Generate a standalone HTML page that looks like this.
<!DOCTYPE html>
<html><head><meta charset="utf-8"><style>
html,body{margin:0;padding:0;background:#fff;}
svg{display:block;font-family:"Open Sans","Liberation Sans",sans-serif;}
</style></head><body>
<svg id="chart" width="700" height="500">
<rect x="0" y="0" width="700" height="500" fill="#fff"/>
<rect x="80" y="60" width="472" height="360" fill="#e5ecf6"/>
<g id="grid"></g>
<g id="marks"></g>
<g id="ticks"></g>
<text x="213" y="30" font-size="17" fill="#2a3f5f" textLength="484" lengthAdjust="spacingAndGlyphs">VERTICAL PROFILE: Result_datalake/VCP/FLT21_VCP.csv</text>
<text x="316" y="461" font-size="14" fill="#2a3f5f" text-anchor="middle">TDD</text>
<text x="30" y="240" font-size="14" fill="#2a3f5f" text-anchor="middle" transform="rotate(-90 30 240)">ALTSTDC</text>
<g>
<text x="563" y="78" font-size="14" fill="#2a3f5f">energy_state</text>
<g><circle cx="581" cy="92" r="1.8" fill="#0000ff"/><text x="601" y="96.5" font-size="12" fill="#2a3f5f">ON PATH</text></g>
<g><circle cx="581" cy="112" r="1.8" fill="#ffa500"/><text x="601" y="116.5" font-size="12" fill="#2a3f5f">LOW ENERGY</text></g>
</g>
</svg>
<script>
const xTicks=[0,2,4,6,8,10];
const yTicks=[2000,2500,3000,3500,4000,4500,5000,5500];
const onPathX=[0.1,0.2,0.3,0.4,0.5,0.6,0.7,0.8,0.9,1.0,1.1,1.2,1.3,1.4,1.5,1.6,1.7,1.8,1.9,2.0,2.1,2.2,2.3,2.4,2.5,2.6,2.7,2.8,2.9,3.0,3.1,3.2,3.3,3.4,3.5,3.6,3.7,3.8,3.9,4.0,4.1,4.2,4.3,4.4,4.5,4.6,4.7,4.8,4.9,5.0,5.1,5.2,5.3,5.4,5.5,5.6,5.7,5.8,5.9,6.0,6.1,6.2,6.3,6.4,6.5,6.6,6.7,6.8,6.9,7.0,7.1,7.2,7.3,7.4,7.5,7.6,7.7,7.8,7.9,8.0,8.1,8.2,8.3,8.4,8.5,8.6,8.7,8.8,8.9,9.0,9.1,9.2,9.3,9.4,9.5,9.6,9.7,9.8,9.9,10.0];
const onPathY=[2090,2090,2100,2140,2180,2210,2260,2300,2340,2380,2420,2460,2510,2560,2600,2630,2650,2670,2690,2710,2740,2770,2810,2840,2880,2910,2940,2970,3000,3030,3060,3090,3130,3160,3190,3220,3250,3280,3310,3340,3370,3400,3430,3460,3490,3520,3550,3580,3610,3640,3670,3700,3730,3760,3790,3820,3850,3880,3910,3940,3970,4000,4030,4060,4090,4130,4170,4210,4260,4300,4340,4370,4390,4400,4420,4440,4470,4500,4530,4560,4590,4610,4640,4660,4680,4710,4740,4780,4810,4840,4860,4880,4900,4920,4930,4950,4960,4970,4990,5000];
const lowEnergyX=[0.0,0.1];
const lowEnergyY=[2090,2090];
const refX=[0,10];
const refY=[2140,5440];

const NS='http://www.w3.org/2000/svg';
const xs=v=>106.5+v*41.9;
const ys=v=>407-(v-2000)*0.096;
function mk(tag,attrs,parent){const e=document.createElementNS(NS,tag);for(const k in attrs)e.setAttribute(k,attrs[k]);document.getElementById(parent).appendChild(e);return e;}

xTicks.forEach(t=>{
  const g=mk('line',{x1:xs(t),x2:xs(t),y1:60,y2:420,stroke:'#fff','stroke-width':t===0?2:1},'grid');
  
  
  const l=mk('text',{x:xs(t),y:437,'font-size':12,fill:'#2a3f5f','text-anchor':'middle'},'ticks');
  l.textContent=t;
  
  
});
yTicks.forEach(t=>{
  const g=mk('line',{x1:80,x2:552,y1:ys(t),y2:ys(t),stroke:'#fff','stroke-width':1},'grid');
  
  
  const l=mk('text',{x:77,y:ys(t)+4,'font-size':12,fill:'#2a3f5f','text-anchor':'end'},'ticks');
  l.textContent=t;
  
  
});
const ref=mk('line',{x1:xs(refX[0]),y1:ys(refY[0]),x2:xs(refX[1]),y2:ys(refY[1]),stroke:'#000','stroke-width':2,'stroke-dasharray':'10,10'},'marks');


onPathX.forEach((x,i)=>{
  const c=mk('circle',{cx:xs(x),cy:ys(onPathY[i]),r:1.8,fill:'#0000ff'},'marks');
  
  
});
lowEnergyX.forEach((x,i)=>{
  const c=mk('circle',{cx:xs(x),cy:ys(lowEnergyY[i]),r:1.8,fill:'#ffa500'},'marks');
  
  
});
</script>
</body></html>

************

Give back the whole listing exactly as it reads.

Generate a standalone HTML page that looks like this.
<!DOCTYPE html>
<html><head><meta charset="utf-8"><style>
html,body{margin:0;padding:0;background:#fff;}
svg{display:block;font-family:"Open Sans","Liberation Sans",sans-serif;}
</style></head><body>
<svg id="chart" width="700" height="500">
<rect x="0" y="0" width="700" height="500" fill="#fff"/>
<rect x="80" y="60" width="472" height="360" fill="#e5ecf6"/>
<g id="grid"></g>
<g id="marks"></g>
<g id="ticks"></g>
<text x="213" y="30" font-size="17" fill="#2a3f5f" textLength="484" lengthAdjust="spacingAndGlyphs">VERTICAL PROFILE: Result_datalake/VCP/FLT21_VCP.csv</text>
<text x="316" y="461" font-size="14" fill="#2a3f5f" text-anchor="middle">TDD</text>
<text x="30" y="240" font-size="14" fill="#2a3f5f" text-anchor="middle" transform="rotate(-90 30 240)">ALTSTDC</text>
<g>
<text x="563" y="78" font-size="14" fill="#2a3f5f">energy_state</text>
<g><circle cx="581" cy="92" r="1.8" fill="#0000ff"/><text x="601" y="96.5" font-size="12" fill="#2a3f5f">ON PATH</text></g>
<g><circle cx="581" cy="112" r="1.8" fill="#ffa500"/><text x="601" y="116.5" font-size="12" fill="#2a3f5f">LOW ENERGY</text></g>
</g>
</svg>
<script>
const xTicks=[0,2,4,6,8,10];
const yTicks=[2000,2500,3000,3500,4000,4500,5000,5500];
const onPathX=[0.1,0.2,0.3,0.4,0.5,0.6,0.7,0.8,0.9,1.0,1.1,1.2,1.3,1.4,1.5,1.6,1.7,1.8,1.9,2.0,2.1,2.2,2.3,2.4,2.5,2.6,2.7,2.8,2.9,3.0,3.1,3.2,3.3,3.4,3.5,3.6,3.7,3.8,3.9,4.0,4.1,4.2,4.3,4.4,4.5,4.6,4.7,4.8,4.9,5.0,5.1,5.2,5.3,5.4,5.5,5.6,5.7,5.8,5.9,6.0,6.1,6.2,6.3,6.4,6.5,6.6,6.7,6.8,6.9,7.0,7.1,7.2,7.3,7.4,7.5,7.6,7.7,7.8,7.9,8.0,8.1,8.2,8.3,8.4,8.5,8.6,8.7,8.8,8.9,9.0,9.1,9.2,9.3,9.4,9.5,9.6,9.7,9.8,9.9,10.0];
const onPathY=[2090,2090,2100,2140,2180,2210,2260,2300,2340,2380,2420,2460,2510,2560,2600,2630,2650,2670,2690,2710,2740,2770,2810,2840,2880,2910,2940,2970,3000,3030,3060,3090,3130,3160,3190,3220,3250,3280,3310,3340,3370,3400,3430,3460,3490,3520,3550,3580,3610,3640,3670,3700,3730,3760,3790,3820,3850,3880,3910,3940,3970,4000,4030,4060,4090,4130,4170,4210,4260,4300,4340,4370,4390,4400,4420,4440,4470,4500,4530,4560,4590,4610,4640,4660,4680,4710,4740,4780,4810,4840,4860,4880,4900,4920,4930,4950,4960,4970,4990,5000];
const lowEnergyX=[0.0,0.1];
const lowEnergyY=[2090,2090];
const refX=[0,10];
const refY=[2140,5440];

const NS='http://www.w3.org/2000/svg';
const xs=v=>106.5+v*41.9;
const ys=v=>407-(v-2000)*0.096;
function mk(tag,attrs,parent){const e=document.createElementNS(NS,tag);for(const k in attrs)e.setAttribute(k,attrs[k]);document.getElementById(parent).appendChild(e);return e;}

xTicks.forEach(t=>{
  const g=mk('line',{x1:xs(t),x2:xs(t),y1:60,y2:420,stroke:'#fff','stroke-width':t===0?2:1},'grid');
  
  
  const l=mk('text',{x:xs(t),y:437,'font-size':12,fill:'#2a3f5f','text-anchor':'middle'},'ticks');
  l.textContent=t;
  
  
});
yTicks.forEach(t=>{
  const g=mk('line',{x1:80,x2:552,y1:ys(t),y2:ys(t),stroke:'#fff','stroke-width':1},'grid');
  
  
  const l=mk('text',{x:77,y:ys(t)+4,'font-size':12,fill:'#2a3f5f','text-anchor':'end'},'ticks');
  l.textContent=t;
  
  
});
const ref=mk('line',{x1:xs(refX[0]),y1:ys(refY[0]),x2:xs(refX[1]),y2:ys(refY[1]),stroke:'#000','stroke-width':2,'stroke-dasharray':'10,10'},'marks');


onPathX.forEach((x,i)=>{
  const c=mk('circle',{cx:xs(x),cy:ys(onPathY[i]),r:1.8,fill:'#0000ff'},'marks');
  
  
});
lowEnergyX.forEach((x,i)=>{
  const c=mk('circle',{cx:xs(x),cy:ys(lowEnergyY[i]),r:1.8,fill:'#ffa500'},'marks');
  
  
});
</script>
</body></html>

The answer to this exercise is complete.